She was well on Sunday, a ride for coffee and to look at the water.
On Monday a morning visit to give her her pills. She had made coffee herself. After Sam's appointment we went again, this time a ride to Newburyport. Lunch at the diner. A little walk around. A ride to Plum Island.
Tuesday morning, her birthday, a quick get-ready then coffee with her father. A card with a picture of her as a girl holding her baby sister, now dead. She doesn't cry. She didn't sleep well, thunder and all. Has a hard time following conversation.
Wednesday morning and she is tired. She can't sleep without him, where is he? I explain again: He'll be home soon. Coffee with her aunt and uncle. She can't find her words. Stutters. Says the wrong things. Sam, just walking, keeps stumbling into Bernie's paintings. Left out for an agent to look at later. By the time we leave she doesn't make sense but she is comfortable. You can hear it in her voice.

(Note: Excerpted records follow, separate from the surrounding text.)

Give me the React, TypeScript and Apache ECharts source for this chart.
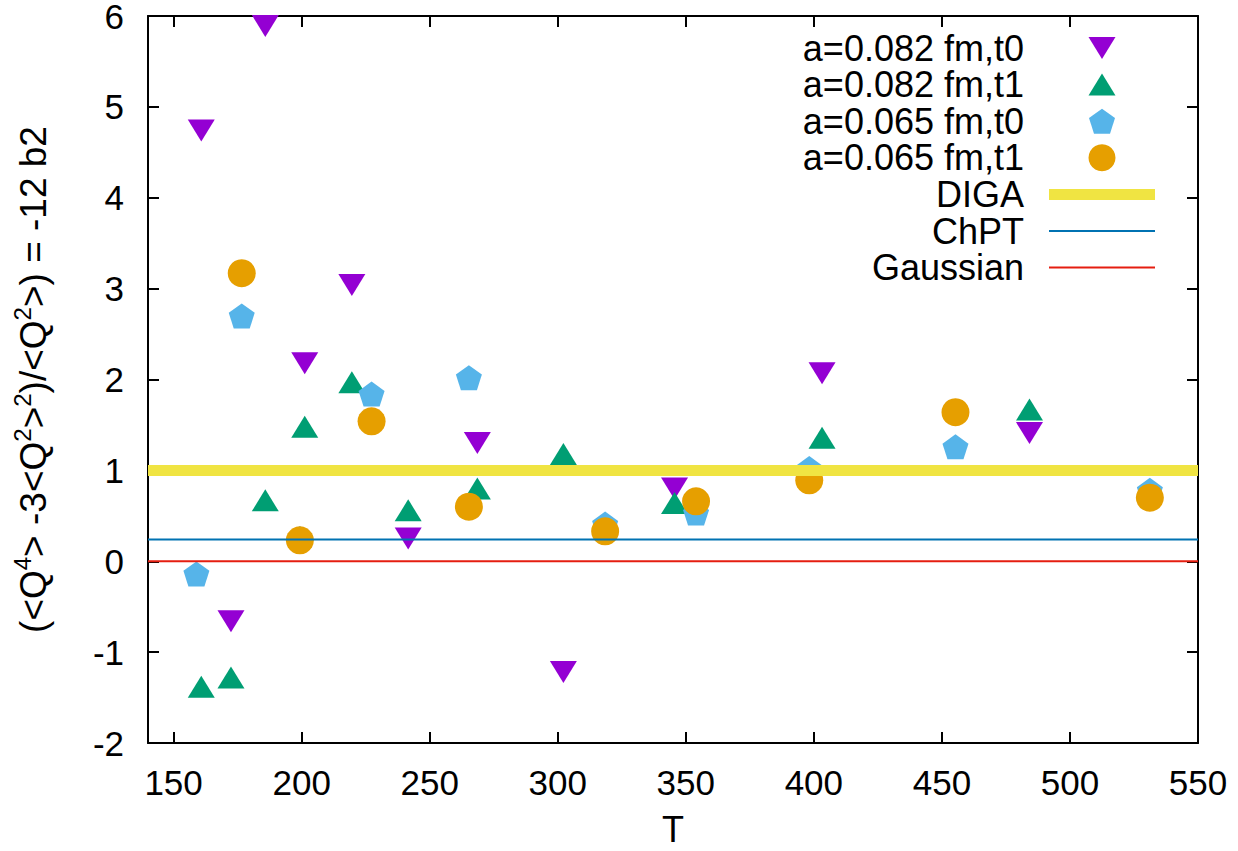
import React, { useEffect, useRef } from "react";
import * as echarts from "echarts";

// ---- data ----
const tempsA082 = [160.8, 172.4, 185.8, 201.2, 219.6, 241.6, 268.6, 302.2, 345.6, 403.2, 484.2];
const a082t0 = [4.74, -0.66, 5.89, 2.18, 3.04, 0.25, 1.30, -1.22, 0.80, 2.07, 1.41];
const a082t1 = [-1.38, -1.28, 0.67, 1.48, 1.97, 0.56, 0.80, 1.18, 0.64, 1.36, 1.67];

const tempsA065t0 = [158.9, 176.6, 199.3, 227.3, 265.3, 318.5, 354.0, 398.2, 455.3, 531.2];
const a065t0 = [-0.14, 2.70, 0.25, 1.84, 2.02, 0.41, 0.53, 1.02, 1.26, 0.78];
const tempsA065t1 = [176.6, 199.3, 227.3, 265.3, 318.5, 354.0, 398.2, 455.3, 531.2];
const a065t1 = [3.17, 0.23, 1.54, 0.60, 0.33, 0.66, 0.89, 1.64, 0.70];

const xRange = [140, 550];
const xTicks = [150, 200, 250, 300, 350, 400, 450, 500, 550];
const digaValue = 1.0;
const chptValue = 0.24;
const gaussianValue = 0.0;

const seriesNames = [
  "a=0.082 fm,t0",
  "a=0.082 fm,t1",
  "a=0.065 fm,t0",
  "a=0.065 fm,t1",
  "DIGA",
  "ChPT",
  "Gaussian",
];

const FONT = "Liberation Sans, Arial, Helvetica, sans-serif";

// marker shapes
const triDown = "path://M0,0 L27,0 L13.5,22 Z";
const triUp = "path://M13.5,0 L27,22 L0,22 Z";
const pentagon = "path://M13,0 L26,9.4 L21,25 L5,25 L0,9.4 Z";
// legend icons (padded to a 27px-high box)
const PAD = "M0,0 L0,0 M0,27 L0,27 ";
const legTriDown = "path://" + PAD + "M0,2.5 L27,2.5 L13.5,24.5 Z";
const legTriUp = "path://" + PAD + "M13.5,2.5 L27,24.5 L0,24.5 Z";
const legPent = "path://" + PAD + "M13,1 L26,10.4 L21,26 L5,26 L0,10.4 Z";
const legThick = "path://" + PAD + "M0,8 L106,8 L106,19 L0,19 Z";
const legThin = "path://" + PAD + "M0,12.5 L106,12.5 L106,14.5 L0,14.5 Z";

const zip = (xs: number[], ys: number[]) => xs.map((x, i) => [x, ys[i]]);
const hline = (v: number) => [
  [xRange[0], v],
  [xRange[1], v],
];

export default function App() {
  const ref = useRef<HTMLDivElement>(null);
  useEffect(() => {
    if (!ref.current) return;
    const chart = echarts.init(ref.current, null, { renderer: "svg" });
    const axisLine = { show: true, onZero: false, lineStyle: { color: "#000", width: 2 } };
    const tickStyle = { show: true, inside: true, length: 11, lineStyle: { color: "#000", width: 2 } };
    chart.setOption({
      animation: false,
      backgroundColor: "#fff",
      textStyle: { fontFamily: FONT },
      grid: {
        left: 148,
        right: 40,
        top: 16,
        bottom: 108,
        containLabel: false,
        outerBoundsMode: "none",
      },
      legend: {
        orient: "vertical",
        right: 78,
        top: 25,
        align: "right",
        itemWidth: 106,
        itemHeight: 27,
        itemGap: 0.6,
        symbolKeepAspect: true,
        textStyle: {
          fontFamily: FONT,
          fontSize: 36,
          color: "#000",
          lineHeight: 36,
          padding: [0, 20, 0, 0],
        },
        data: [
          { name: seriesNames[0], icon: legTriDown },
          { name: seriesNames[1], icon: legTriUp },
          { name: seriesNames[2], icon: legPent },
          { name: seriesNames[3], icon: "circle" },
          { name: seriesNames[4], icon: legThick },
          { name: seriesNames[5], icon: legThin },
          { name: seriesNames[6], icon: legThin },
        ],
      },
      xAxis: [
        {
          type: "value",
          position: "bottom",
          min: xRange[0],
          max: xRange[1],
          name: "T",
          nameLocation: "middle",
          nameGap: 71,
          nameTextStyle: { fontFamily: FONT, fontSize: 36, lineHeight: 30, color: "#000" },
          axisLine,
          axisTick: { ...tickStyle, customValues: xTicks },
          axisLabel: {
            customValues: xTicks,
            fontFamily: FONT,
            fontSize: 35,
            color: "#000",
            margin: 22,
          },
          splitLine: { show: false },
        },
        {
          type: "value",
          position: "top",
          min: xRange[0],
          max: xRange[1],
          axisLine,
          axisTick: { ...tickStyle, customValues: xTicks },
          axisLabel: { show: false, customValues: xTicks },
          splitLine: { show: false },
        },
      ],
      yAxis: [
        {
          type: "value",
          position: "left",
          min: -2,
          max: 6,
          interval: 1,
          name: "(<Q{s|4}> -3<Q{s|2}>{s|2})/<Q{s|2}>) = -12 b2",
          nameLocation: "middle",
          nameGap: 92,
          nameTextStyle: {
            fontFamily: FONT,
            fontSize: 37,
            color: "#000",
            rich: {
              s: { fontFamily: FONT, fontSize: 24, color: "#000", padding: [0, 0, 22, 0] },
            },
          },
          axisLine,
          axisTick: tickStyle,
          axisLabel: { fontFamily: FONT, fontSize: 35, color: "#000", margin: 24 },
          splitLine: { show: false },
        },
        {
          type: "value",
          position: "right",
          min: -2,
          max: 6,
          interval: 1,
          axisLine,
          axisTick: tickStyle,
          axisLabel: { show: false },
          splitLine: { show: false },
        },
      ],
      series: [
        {
          name: seriesNames[0],
          type: "scatter",
          data: zip(tempsA082, a082t0),
          symbol: triDown,
          symbolSize: [27, 22],
          itemStyle: { color: "#9400d3", opacity: 1 },
          z: 2,
        },
        {
          name: seriesNames[1],
          type: "scatter",
          data: zip(tempsA082, a082t1),
          symbol: triUp,
          symbolSize: [27, 22],
          itemStyle: { color: "#009e73", opacity: 1 },
          z: 2,
        },
        {
          name: seriesNames[2],
          type: "scatter",
          data: zip(tempsA065t0, a065t0),
          symbol: pentagon,
          symbolSize: [26, 25],
          itemStyle: { color: "#56b4e9", opacity: 1 },
          z: 2,
        },
        {
          name: seriesNames[3],
          type: "scatter",
          data: zip(tempsA065t1, a065t1),
          symbol: "circle",
          symbolSize: 28,
          itemStyle: { color: "#e69f00", opacity: 1 },
          z: 2,
        },
        {
          name: seriesNames[4],
          type: "line",
          data: hline(digaValue),
          symbol: "none",
          lineStyle: { color: "#f0e442", width: 11 },
          itemStyle: { color: "#f0e442" },
          z: 3,
        },
        {
          name: seriesNames[5],
          type: "line",
          data: hline(chptValue),
          symbol: "none",
          lineStyle: { color: "#0072b2", width: 2 },
          itemStyle: { color: "#0072b2" },
          z: 3,
        },
        {
          name: seriesNames[6],
          type: "line",
          data: hline(gaussianValue),
          symbol: "none",
          lineStyle: { color: "#e51e10", width: 2 },
          itemStyle: { color: "#e51e10" },
          z: 3,
        },
      ],
    });
    return () => chart.dispose();
  }, []);
  return (
    <div
      ref={ref}
      style={{ position: "fixed", left: 0, top: 0, width: 1238, height: 851, background: "#fff" }}
    />
  );
}
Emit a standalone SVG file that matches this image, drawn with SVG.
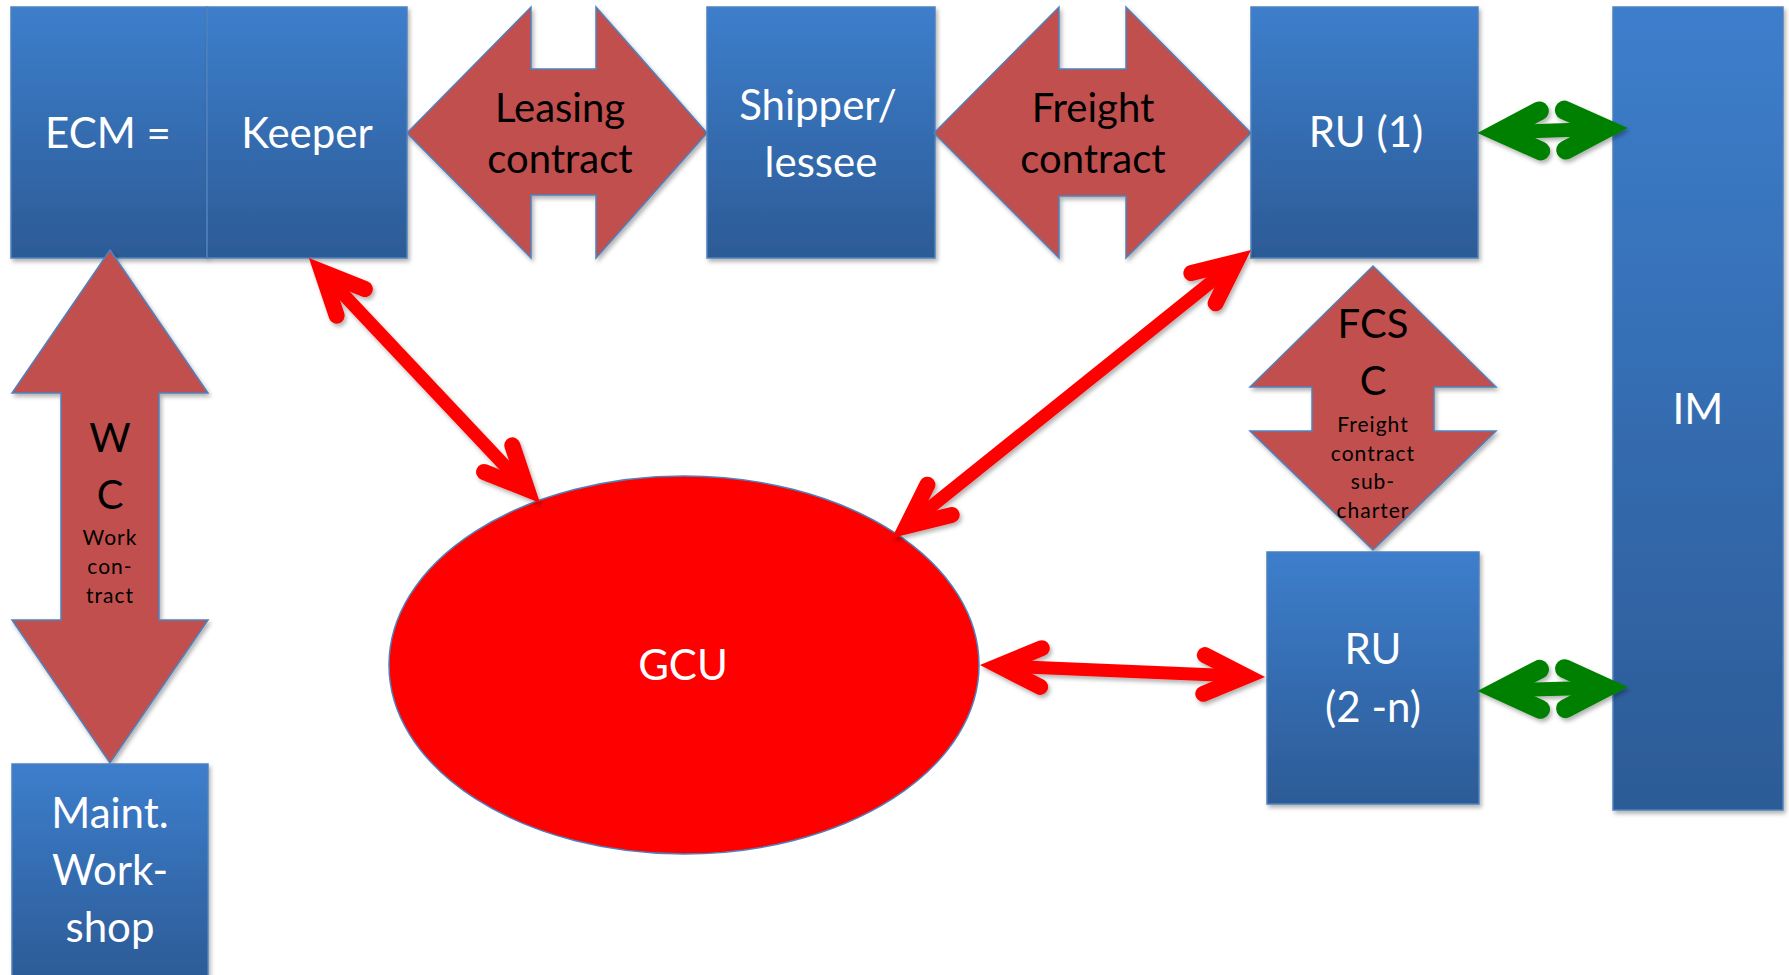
<svg xmlns="http://www.w3.org/2000/svg" width="1789" height="975" viewBox="0 0 1789 975">
<style>
.box{fill:url(#blue);stroke:#4f81bd;stroke-width:1.5;filter:url(#sh)}
.ctr{fill:#c0504d;stroke:#4f81bd;stroke-width:1.5;filter:url(#sh)}
.wt{fill:#ffffff;font-family:Lato,"Liberation Sans",sans-serif;font-size:42px;text-anchor:middle}
.bk{fill:#000000;font-family:Lato,"Liberation Sans",sans-serif;font-size:40px;text-anchor:middle}
.sm{fill:#000000;font-family:Lato,"Liberation Sans",sans-serif;font-size:21px;text-anchor:middle;letter-spacing:1px}
.red{stroke:#ff0000;stroke-width:13;fill:none;marker-start:url(#hr);marker-end:url(#hr)}
.grn{stroke:#008000;stroke-width:14;fill:none;marker-start:url(#hg);marker-end:url(#hg)}
</style>
<defs>
<linearGradient id="blue" x1="0" y1="0" x2="0" y2="1">
<stop offset="0" stop-color="#3d7ecc"/>
<stop offset="1" stop-color="#2c5b96"/>
</linearGradient>
<filter id="sh" x="-10%" y="-10%" width="130%" height="130%">
<feDropShadow dx="2" dy="3" stdDeviation="2" flood-color="#000" flood-opacity="0.3"/>
</filter>
<filter id="shc" filterUnits="userSpaceOnUse" x="0" y="0" width="1789" height="975">
<feDropShadow dx="2" dy="3" stdDeviation="2" flood-color="#000" flood-opacity="0.3"/>
</filter>
<marker id="hr" viewBox="-90 -45 100 90" markerWidth="100" markerHeight="90" refX="-19" refY="0" orient="auto-start-reverse" markerUnits="userSpaceOnUse" overflow="visible">
<path d="M -61 -19.4 L -19 0 L -61 19.4" fill="none" stroke="#ff0000" stroke-width="16" stroke-linecap="round" stroke-linejoin="miter" stroke-miterlimit="10"/>
</marker>
<marker id="hg" viewBox="-90 -45 100 90" markerWidth="100" markerHeight="90" refX="-21" refY="0" orient="auto-start-reverse" markerUnits="userSpaceOnUse" overflow="visible">
<path d="M -62 -20 L -21 0 L -62 20" fill="none" stroke="#008000" stroke-width="19" stroke-linecap="round" stroke-linejoin="miter" stroke-miterlimit="10"/>
</marker>
</defs>
<rect width="1789" height="975" fill="#ffffff"/>

<g id="ecm">
<rect class="box" x="11" y="7" width="196" height="251"/>
<text class="wt" x="108" y="148">ECM =</text>
</g>
<g id="keeper">
<rect class="box" x="207" y="7" width="200" height="251"/>
<text class="wt" x="307" y="148">Keeper</text>
</g>
<g id="leasing-contract">
<polygon class="ctr" points="407,133 531,7 531,69 596,69 596,7 707,133 596,258 596,195 531,195 531,258"/>
<text class="bk" x="560" y="122">Leasing</text>
<text class="bk" x="560" y="173">contract</text>
</g>
<g id="shipper">
<rect class="box" x="707" y="7" width="228" height="251"/>
<text class="wt" x="818" y="120">Shipper/</text>
<text class="wt" x="821" y="177">lessee</text>
</g>
<g id="freight-contract">
<polygon class="ctr" points="934,133 1059,7 1059,69 1126,69 1126,7 1251,133 1126,258 1126,196 1059,196 1059,258"/>
<text class="bk" x="1093" y="122">Freight</text>
<text class="bk" x="1093" y="173">contract</text>
</g>
<g id="ru1">
<rect class="box" x="1251" y="7" width="227" height="251"/>
<text class="wt" x="1366" y="147">RU (1)</text>
</g>
<g id="im">
<rect class="box" x="1613" y="7" width="170" height="803"/>
<text class="wt" x="1698" y="424">IM</text>
</g>
<g id="fcsc">
<polygon class="ctr" points="1373,266 1496,387 1434,387 1434,431 1496,431 1373,550 1250,431 1312,431 1312,387 1250,387"/>
<text class="bk" x="1373" y="338" font-size="42">FCS</text>
<text class="bk" x="1373" y="395" font-size="42">C</text>
<text class="sm" x="1373" y="432">Freight</text>
<text class="sm" x="1373" y="461">contract</text>
<text class="sm" x="1373" y="489">sub-</text>
<text class="sm" x="1373" y="518">charter</text>
</g>
<g id="ru2n">
<rect class="box" x="1267" y="552" width="212" height="252"/>
<text class="wt" x="1373" y="664">RU</text>
<text class="wt" x="1373" y="722">(2 -n)</text>
</g>
<g id="wc">
<polygon class="ctr" points="110,250 208,393 159,393 159,620 208,620 110,763 12,620 61,620 61,393 12,393"/>
<text class="bk" x="110" y="452" font-size="42">W</text>
<text class="bk" x="110" y="509" font-size="42">C</text>
<text class="sm" x="110" y="545">Work</text>
<text class="sm" x="110" y="574">con-</text>
<text class="sm" x="110" y="603">tract</text>
</g>
<g id="maint">
<rect class="box" x="12" y="764" width="196" height="216"/>
<text class="wt" x="110" y="828">Maint.</text>
<text class="wt" x="110" y="885">Work-</text>
<text class="wt" x="110" y="942">shop</text>
</g>
<g id="gcu">
<ellipse cx="684" cy="665" rx="295" ry="189" fill="#ff0000" stroke="#4f81bd" stroke-width="1.5"/>
<text class="wt" x="683" y="680" font-size="40">GCU</text>
</g>

<g id="connectors" filter="url(#shc)">
<line class="red" x1="322" y1="271.8" x2="527" y2="489.2"/>
<line class="red" x1="1236.2" y1="261.9" x2="906.8" y2="526.1"/>
<line class="red" x1="999" y1="665.8" x2="1246" y2="676.2"/>
<line class="grn" x1="1499" y1="132.3" x2="1606" y2="128.7"/>
<line class="grn" x1="1499" y1="690.4" x2="1606" y2="687.6"/>
</g>
</svg>
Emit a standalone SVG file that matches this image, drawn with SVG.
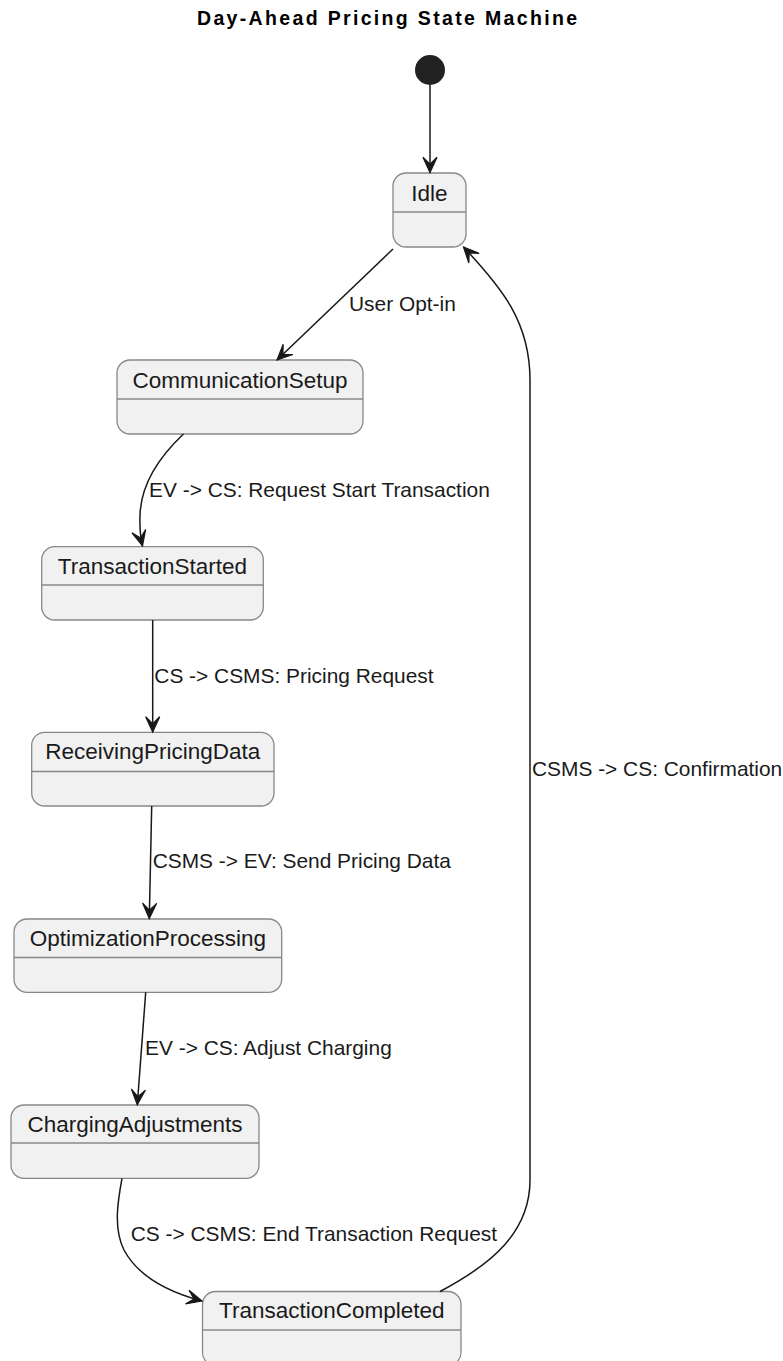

I bring her to her friend's house. Stopping in the art store the man asks how she is, if she's better. He's know her for years. And I tell him no, she's not better. She is not going to get better. I pay for my paper and leave.
That evening I bring her to the hospital to meet her newest grandchild. She manages the crowd, laughs at the wrong times. She is quiet on the way home.
This is how our hearts break. We watch the people we love hurt and nobody can say a thing.